◆ **STATED TASK**
Each record that follows should be repeated exactly, minus any images.

◆ **DATA FOR THIS TASK**
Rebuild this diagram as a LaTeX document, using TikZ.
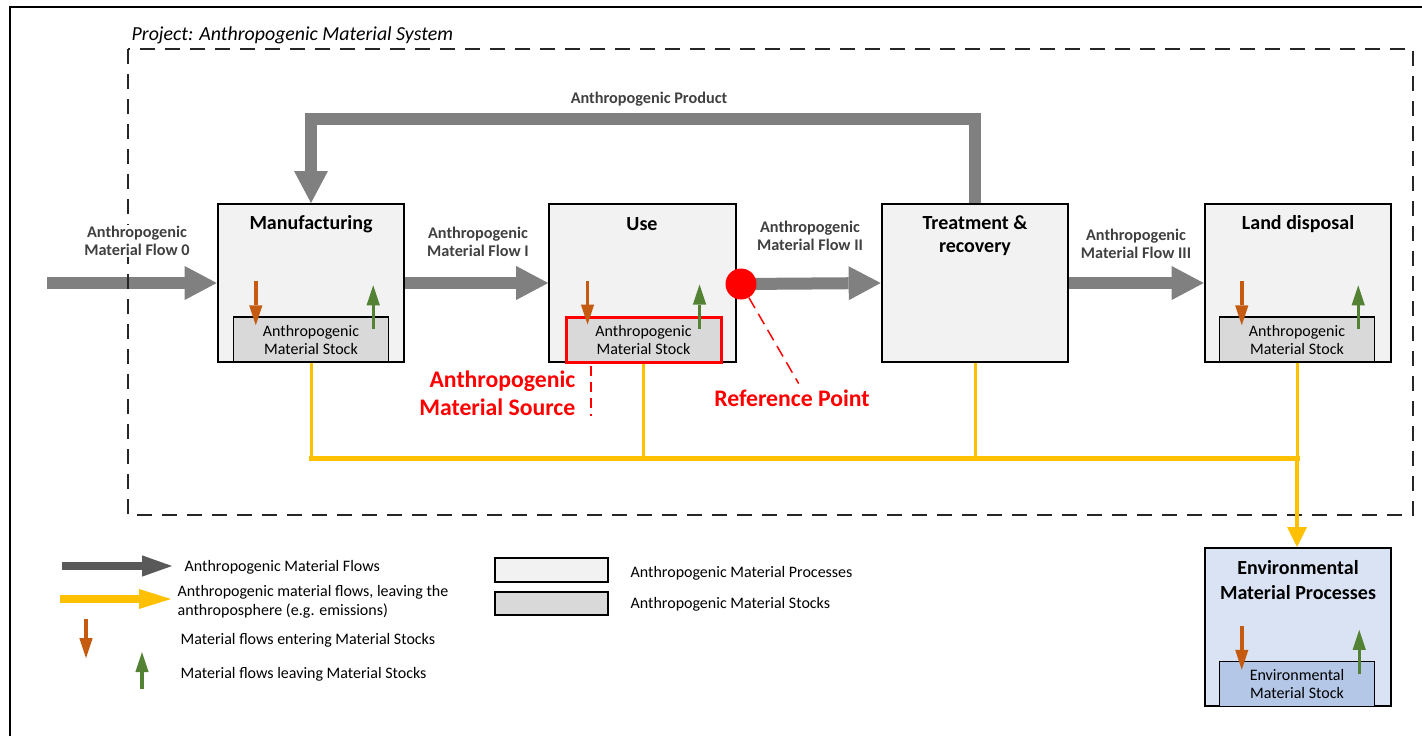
\documentclass[tikz,border=0pt]{standalone}
\usepackage{fontspec}
\setmainfont{Carlito}
\usetikzlibrary{arrows.meta,positioning,calc}
\definecolor{procfill}{HTML}{F2F2F2}
\definecolor{stockfill}{HTML}{D9D9D9}
\definecolor{envfill}{HTML}{DAE3F3}
\definecolor{envstockfill}{HTML}{B4C7E7}
\definecolor{flowgray}{HTML}{808080}
\definecolor{leggray}{HTML}{595959}
\definecolor{emisyellow}{HTML}{FFC000}
\definecolor{inorange}{HTML}{C55A11}
\definecolor{outgreen}{HTML}{548235}
\definecolor{lbltext}{HTML}{404040}
\definecolor{refred}{HTML}{FF0000}
\tikzset{
  proc/.style={draw,line width=1.5pt,fill=procfill,minimum width=140pt,
               minimum height=118.5pt,inner sep=0pt},
  stock/.style={draw,line width=1.1pt,fill=stockfill,minimum width=116.25pt,
                minimum height=33.75pt,inner sep=0pt,align=center,
                font=\fontsize{12}{13.5}\selectfont},
  ptitle/.style={font=\fontsize{15}{17}\selectfont\bfseries,align=center},
  flowlbl/.style={font=\fontsize{12.2}{13.5}\selectfont\bfseries,text=lbltext,align=center},
  flow/.style={line width=9pt,flowgray,-{Triangle[length=24pt,width=25.5pt,line width=0pt]}},
  emis/.style={line width=2.25pt,emisyellow},
  inarr/.style={line width=2.6pt,inorange,-{Triangle[length=15pt,width=10pt,line width=0pt]}},
  outarr/.style={line width=2.6pt,outgreen,-{Triangle[length=15pt,width=10pt,line width=0pt]}},
  reddash/.style={refred,line width=1.1pt,dash pattern=on 9pt off 5pt},
  redlbl/.style={font=\fontsize{17.8}{21}\selectfont\bfseries,text=refred,align=right},
  refdot/.style={circle,fill=refred,minimum size=23.25pt,inner sep=0pt},
  sysbox/.style={line width=1.5pt,black!85,dash pattern=on 11.25pt off 7.5pt},
  legtxt/.style={font=\fontsize{12}{14}\selectfont,anchor=west,align=left},
  legflow/.style={line width=6pt,leggray,-{Triangle[length=22.5pt,width=16pt,line width=0pt]}},
  legemis/.style={line width=6pt,emisyellow,-{Triangle[length=24pt,width=15pt,line width=0pt]}},
}
\begin{document}
\begin{tikzpicture}[x=0.75pt,y=-0.75pt]
  \useasboundingbox (0,0) rectangle (1422,736);

  %% -- Processes and stocks --------------------------------------------
  \node[proc] (man) at (311,283) {};
  \node[ptitle] (manT) at (311,224) {Manufacturing};
  \node[stock] (manS) at (311,339.5) {Anthropogenic\\Material Stock};

  \node[proc] (use) at (642.5,283) {};
  \node[ptitle] (useT) at (642,224) {Use};
  \node[stock,draw=refred,line width=2.25pt] (useS) at (643.5,339.5) {Anthropogenic\\Material Stock};

  \node[proc] (treat) at (975,283) {};
  \node[ptitle] (treatT) at (975,235.5) {Treatment \&\\recovery};

  \node[proc] (land) at (1298,283) {};
  \node[ptitle] (landT) at (1298,224) {Land disposal};
  \node[stock] (landS) at (1297,339.5) {Anthropogenic\\Material Stock};

  \node[proc,fill=envfill] (env) at (1298,627) {};
  \node[ptitle,font=\fontsize{15}{18.75}\selectfont\bfseries] (envT) at (1298,580.5) {Environmental\\Material Processes};
  \node[stock,fill=envstockfill] (envS) at (1297,684) {Environmental\\Material Stock};

  %% -- Stock in/out flows ----------------------------------------------
  \foreach \s/\g in {manS/16,useS/23,landS/17,envS/16} {
    \draw[inarr] ($(\s.north west)+(23,-35)$) -- ($(\s.north west)+(23,9)$);
    \draw[outarr] ($(\s.north east)+(-\g,13)$) -- ($(\s.north east)+(-\g,-31)$);
  }

  %% -- Anthropogenic material flows ------------------------------------
  \coordinate (src) at (47,283);
  \coordinate (refc) at (741,284);
  \draw[flow] (src) -- (man.west);
  \draw[flow] (man.east) -- (use.west);
  \draw[flow] (refc) -- (treat.west);
  \draw[flow] (treat.east) -- (land.west);
  \draw[flow] (treat.north) -- ++(0,-84) -| (man.north);

  %% -- System boundary -------------------------------------------------
  \draw[line width=1.5pt] (1422,7) -- (10,7) -- (10,736);
  \draw[sysbox] (128,49) rectangle (1413,515);
  \node[font=\fontsize{14.9}{17}\selectfont\itshape,anchor=west] (sysT) at (127,35)
    {Project: Anthropogenic Material System};

  %% -- Flows leaving the anthroposphere --------------------------------
  \coordinate (bus) at (0,458);
  \draw[emis] (manS.south) -- (manS.south |- bus);
  \draw[emis] (useS.south) -- (useS.south |- bus);
  \draw[emis] (treat.south) -- (treat.south |- bus);
  \draw[emis] (landS.south) -- (landS.south |- bus);
  \draw[emis,line width=3.75pt,line cap=rect] (manS.south |- bus) -- (landS.south |- bus);
  \draw[emis,line width=3.4pt,-{Triangle[length=15pt,width=15pt,line width=0pt]}]
    (landS.south |- bus) -- (landS.south |- env.north);

  %% -- Flow labels -----------------------------------------------------
  \node[flowlbl,fill=white,inner sep=1pt] (f0) at (137,241) {Anthropogenic\\Material Flow 0};
  \node[flowlbl] (f1) at (478,241.5) {Anthropogenic\\Material Flow I};
  \node[flowlbl] (f2) at (810,236) {Anthropogenic\\Material Flow II};
  \node[flowlbl] (f3) at (1136,244) {Anthropogenic\\Material Flow III};
  \node[flowlbl] (fp) at (649,99) {Anthropogenic Product};

  %% -- Reference point and source --------------------------------------
  \node[refdot] (refpt) at (refc) {};
  \node[redlbl,align=center] (refL) at (792,398) {Reference Point};
  \draw[reddash] (refpt) -- ([xshift=5pt,yshift=1pt]refL.north);
  \node[redlbl,anchor=east] (srcL) at (580,393) {Anthropogenic\\Material Source};
  \draw[reddash,dash pattern=on 7pt off 5pt] ([xshift=20pt,yshift=-2pt]useS.south west) -- ++(0,50);

  %% -- Legend ----------------------------------------------------------
  \coordinate (lgA1) at (62,566);  \coordinate (lgA2) at (172,566);
  \coordinate (lgB1) at (60,599);  \coordinate (lgB2) at (171,599);
  \coordinate (lgC1) at (86,619);  \coordinate (lgC2) at (86,658);
  \coordinate (lgD1) at (142,689); \coordinate (lgD2) at (142,652);
  \draw[legflow] (lgA1) -- (lgA2);
  \draw[legemis] (lgB1) -- (lgB2);
  \draw[inarr] (lgC1) -- (lgC2);
  \draw[outarr] (lgD1) -- (lgD2);
  \node[legtxt] (lgT1) at (180,567) {Anthropogenic Material Flows};
  \node[legtxt,font=\fontsize{12}{14.25}\selectfont] (lgT2) at (173,602)
    {Anthropogenic material flows, leaving the\\anthroposphere (e.g. emissions)};
  \node[legtxt] (lgT3) at (176,640) {Material flows entering Material Stocks};
  \node[legtxt] (lgT4) at (176,674) {Material flows leaving Material Stocks};

  \node[proc,minimum width=84.75pt,minimum height=18pt] (lgP) at (551.5,570) {};
  \node[stock,minimum width=84.75pt,minimum height=17.25pt,line width=1.5pt] (lgS) at (551.5,603.5) {};
  \node[legtxt] (lgT5) at (626,573) {Anthropogenic Material Processes};
  \node[legtxt] (lgT6) at (626,604) {Anthropogenic Material Stocks};
\end{tikzpicture}
\end{document}
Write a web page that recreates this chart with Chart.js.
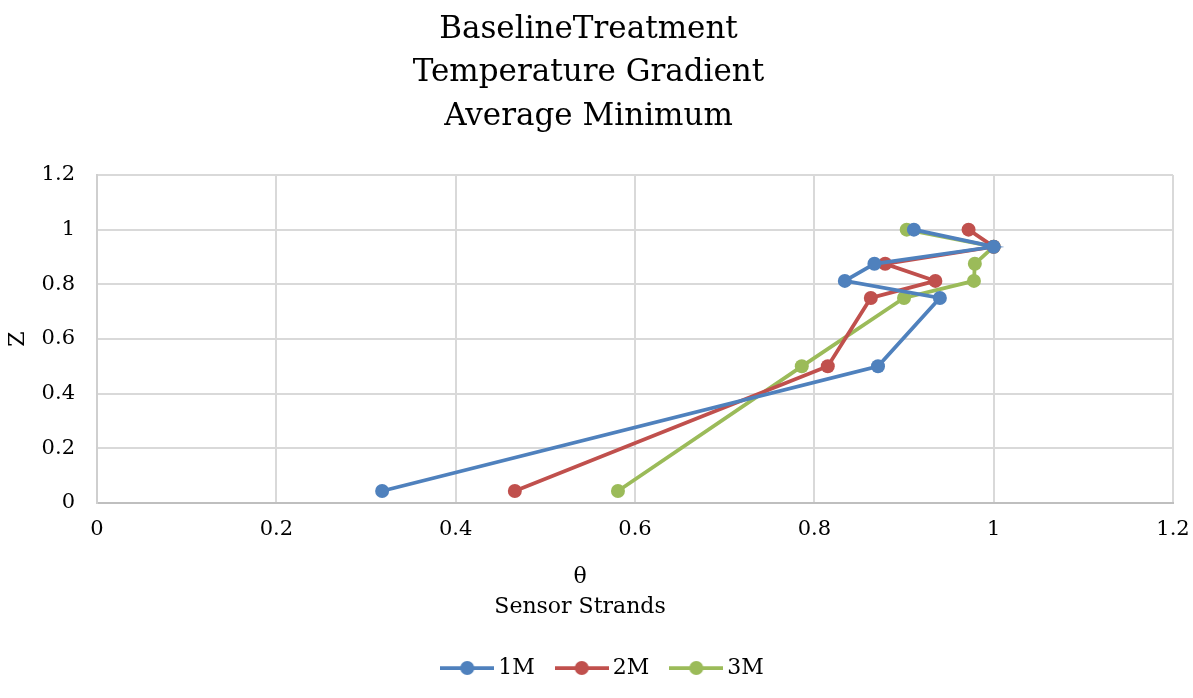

◆ **RESPONSE BELOW**
Rebuild this diagram as a LaTeX document, using TikZ.
\documentclass[tikz,border=0pt]{standalone}
\usepackage{fontspec}
\setmainfont{Carlito}
\usetikzlibrary{arrows.meta,positioning,calc}
\definecolor{procfill}{HTML}{F2F2F2}
\definecolor{stockfill}{HTML}{D9D9D9}
\definecolor{envfill}{HTML}{DAE3F3}
\definecolor{envstockfill}{HTML}{B4C7E7}
\definecolor{flowgray}{HTML}{808080}
\definecolor{leggray}{HTML}{595959}
\definecolor{emisyellow}{HTML}{FFC000}
\definecolor{inorange}{HTML}{C55A11}
\definecolor{outgreen}{HTML}{548235}
\definecolor{lbltext}{HTML}{404040}
\definecolor{refred}{HTML}{FF0000}
\tikzset{
  proc/.style={draw,line width=1.5pt,fill=procfill,minimum width=140pt,
               minimum height=118.5pt,inner sep=0pt},
  stock/.style={draw,line width=1.1pt,fill=stockfill,minimum width=116.25pt,
                minimum height=33.75pt,inner sep=0pt,align=center,
                font=\fontsize{12}{13.5}\selectfont},
  ptitle/.style={font=\fontsize{15}{17}\selectfont\bfseries,align=center},
  flowlbl/.style={font=\fontsize{12.2}{13.5}\selectfont\bfseries,text=lbltext,align=center},
  flow/.style={line width=9pt,flowgray,-{Triangle[length=24pt,width=25.5pt,line width=0pt]}},
  emis/.style={line width=2.25pt,emisyellow},
  inarr/.style={line width=2.6pt,inorange,-{Triangle[length=15pt,width=10pt,line width=0pt]}},
  outarr/.style={line width=2.6pt,outgreen,-{Triangle[length=15pt,width=10pt,line width=0pt]}},
  reddash/.style={refred,line width=1.1pt,dash pattern=on 9pt off 5pt},
  redlbl/.style={font=\fontsize{17.8}{21}\selectfont\bfseries,text=refred,align=right},
  refdot/.style={circle,fill=refred,minimum size=23.25pt,inner sep=0pt},
  sysbox/.style={line width=1.5pt,black!85,dash pattern=on 11.25pt off 7.5pt},
  legtxt/.style={font=\fontsize{12}{14}\selectfont,anchor=west,align=left},
  legflow/.style={line width=6pt,leggray,-{Triangle[length=22.5pt,width=16pt,line width=0pt]}},
  legemis/.style={line width=6pt,emisyellow,-{Triangle[length=24pt,width=15pt,line width=0pt]}},
}
\begin{document}
\begin{tikzpicture}[x=0.75pt,y=-0.75pt]
  \useasboundingbox (0,0) rectangle (1422,736);

  %% -- Processes and stocks --------------------------------------------
  \node[proc] (man) at (311,283) {};
  \node[ptitle] (manT) at (311,224) {Manufacturing};
  \node[stock] (manS) at (311,339.5) {Anthropogenic\\Material Stock};

  \node[proc] (use) at (642.5,283) {};
  \node[ptitle] (useT) at (642,224) {Use};
  \node[stock,draw=refred,line width=2.25pt] (useS) at (643.5,339.5) {Anthropogenic\\Material Stock};

  \node[proc] (treat) at (975,283) {};
  \node[ptitle] (treatT) at (975,235.5) {Treatment \&\\recovery};

  \node[proc] (land) at (1298,283) {};
  \node[ptitle] (landT) at (1298,224) {Land disposal};
  \node[stock] (landS) at (1297,339.5) {Anthropogenic\\Material Stock};

  \node[proc,fill=envfill] (env) at (1298,627) {};
  \node[ptitle,font=\fontsize{15}{18.75}\selectfont\bfseries] (envT) at (1298,580.5) {Environmental\\Material Processes};
  \node[stock,fill=envstockfill] (envS) at (1297,684) {Environmental\\Material Stock};

  %% -- Stock in/out flows ----------------------------------------------
  \foreach \s/\g in {manS/16,useS/23,landS/17,envS/16} {
    \draw[inarr] ($(\s.north west)+(23,-35)$) -- ($(\s.north west)+(23,9)$);
    \draw[outarr] ($(\s.north east)+(-\g,13)$) -- ($(\s.north east)+(-\g,-31)$);
  }

  %% -- Anthropogenic material flows ------------------------------------
  \coordinate (src) at (47,283);
  \coordinate (refc) at (741,284);
  \draw[flow] (src) -- (man.west);
  \draw[flow] (man.east) -- (use.west);
  \draw[flow] (refc) -- (treat.west);
  \draw[flow] (treat.east) -- (land.west);
  \draw[flow] (treat.north) -- ++(0,-84) -| (man.north);

  %% -- System boundary -------------------------------------------------
  \draw[line width=1.5pt] (1422,7) -- (10,7) -- (10,736);
  \draw[sysbox] (128,49) rectangle (1413,515);
  \node[font=\fontsize{14.9}{17}\selectfont\itshape,anchor=west] (sysT) at (127,35)
    {Project: Anthropogenic Material System};

  %% -- Flows leaving the anthroposphere --------------------------------
  \coordinate (bus) at (0,458);
  \draw[emis] (manS.south) -- (manS.south |- bus);
  \draw[emis] (useS.south) -- (useS.south |- bus);
  \draw[emis] (treat.south) -- (treat.south |- bus);
  \draw[emis] (landS.south) -- (landS.south |- bus);
  \draw[emis,line width=3.75pt,line cap=rect] (manS.south |- bus) -- (landS.south |- bus);
  \draw[emis,line width=3.4pt,-{Triangle[length=15pt,width=15pt,line width=0pt]}]
    (landS.south |- bus) -- (landS.south |- env.north);

  %% -- Flow labels -----------------------------------------------------
  \node[flowlbl,fill=white,inner sep=1pt] (f0) at (137,241) {Anthropogenic\\Material Flow 0};
  \node[flowlbl] (f1) at (478,241.5) {Anthropogenic\\Material Flow I};
  \node[flowlbl] (f2) at (810,236) {Anthropogenic\\Material Flow II};
  \node[flowlbl] (f3) at (1136,244) {Anthropogenic\\Material Flow III};
  \node[flowlbl] (fp) at (649,99) {Anthropogenic Product};

  %% -- Reference point and source --------------------------------------
  \node[refdot] (refpt) at (refc) {};
  \node[redlbl,align=center] (refL) at (792,398) {Reference Point};
  \draw[reddash] (refpt) -- ([xshift=5pt,yshift=1pt]refL.north);
  \node[redlbl,anchor=east] (srcL) at (580,393) {Anthropogenic\\Material Source};
  \draw[reddash,dash pattern=on 7pt off 5pt] ([xshift=20pt,yshift=-2pt]useS.south west) -- ++(0,50);

  %% -- Legend ----------------------------------------------------------
  \coordinate (lgA1) at (62,566);  \coordinate (lgA2) at (172,566);
  \coordinate (lgB1) at (60,599);  \coordinate (lgB2) at (171,599);
  \coordinate (lgC1) at (86,619);  \coordinate (lgC2) at (86,658);
  \coordinate (lgD1) at (142,689); \coordinate (lgD2) at (142,652);
  \draw[legflow] (lgA1) -- (lgA2);
  \draw[legemis] (lgB1) -- (lgB2);
  \draw[inarr] (lgC1) -- (lgC2);
  \draw[outarr] (lgD1) -- (lgD2);
  \node[legtxt] (lgT1) at (180,567) {Anthropogenic Material Flows};
  \node[legtxt,font=\fontsize{12}{14.25}\selectfont] (lgT2) at (173,602)
    {Anthropogenic material flows, leaving the\\anthroposphere (e.g. emissions)};
  \node[legtxt] (lgT3) at (176,640) {Material flows entering Material Stocks};
  \node[legtxt] (lgT4) at (176,674) {Material flows leaving Material Stocks};

  \node[proc,minimum width=84.75pt,minimum height=18pt] (lgP) at (551.5,570) {};
  \node[stock,minimum width=84.75pt,minimum height=17.25pt,line width=1.5pt] (lgS) at (551.5,603.5) {};
  \node[legtxt] (lgT5) at (626,573) {Anthropogenic Material Processes};
  \node[legtxt] (lgT6) at (626,604) {Anthropogenic Material Stocks};
\end{tikzpicture}
\end{document}
Write a web page that recreates this chart with Chart.js.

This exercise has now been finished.